Second, don't forget the ground. A forest isn't just trees; it's bushes, fallen logs, rocks, and grass. Some advanced generators actually include "scatter" features that place smaller foliage around the base of the trees. If yours doesn't do that, you'll want to go back in manually or use a decoration brush to add that extra layer of detail.
Common Mistakes to Avoid
One big mistake I see all the time is over-complicating the trees. It's tempting to want every tree to have thousands of leaves and intricate branches. But remember, the player is usually running past these things at high speed. They don't need to see every individual leaf vein.

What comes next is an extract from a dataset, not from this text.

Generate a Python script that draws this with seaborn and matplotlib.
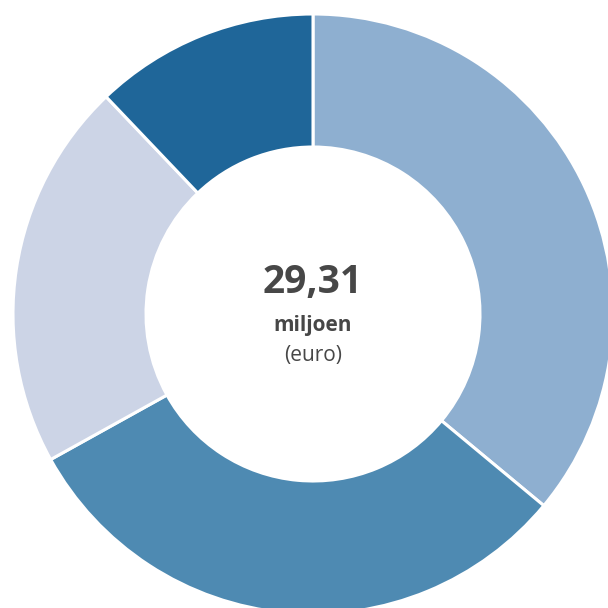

Keep your polygon count low. If you're using a generator, check how many triangles it's creating. If a single tree is over 2,000 or 3,000 triangles and you plan on having a lot of them, you're asking for trouble.
Another mistake is forgetting about collisions. If your generator creates trees with complex branch structures, make sure "CanCollide" is turned off for the leaves and upper branches. There's nothing more annoying than a player getting stuck on an invisible leaf hit-box while trying to jump through a forest. Keep the trunk solid, but let the player (and the camera) pass through the fluffier parts.
Customizing Your Colors
Don't settle for the basic "Earth green" and "Reddish brown" that comes out of the box. One of the easiest ways to make your game stand out is through a unique color palette.
Maybe your game takes place on an alien planet? Use a roblox studio tree generator to create the shapes, but then go in and change the leaf colors to deep purples or neon blues. Even for a realistic game, varying the shades of green across your forest can make it look much deeper and more lush. I like to have three or four slightly different leaf colors and swap them out randomly. It prevents the "sea of identical green" look that screams "amateur build."
Using Scripts to Save Space
For the real tech-savvy builders, you can actually use a roblox studio tree generator script that runs when the server starts. Instead of saving thousands of tree models into your place file (which makes the file size huge and the loading time long), the script "builds" the forest on the fly when the game opens.
This is a bit more advanced because you have to make sure the trees always spawn in the same place (using a fixed "seed" for your random number generator), otherwise players will see trees moving every time they join a new server. But if you can pull it off, it's an incredibly clean way to manage large-scale maps.
Final Thoughts on Using Generators
At the end of the day, a roblox studio tree generator is just another tool in your kit. It's not a "make game" button, but it is a "save my sanity" button. The best maps are usually a mix of generated content and hand-placed details.
Use the generator to handle the bulk of the work—the background forests, the distant hills, the dense thickets. Then, go in by hand and add the interesting stuff. Put a hollowed-out log here, a suspiciously glowing mushroom there, or a tree that's fallen over a stream. That's the stuff players will actually remember.
So, go ahead and grab a plugin, start messing with the sliders, and see what kind of weird and wonderful nature you can come up with. Your map (and your wrists) will thank you for it.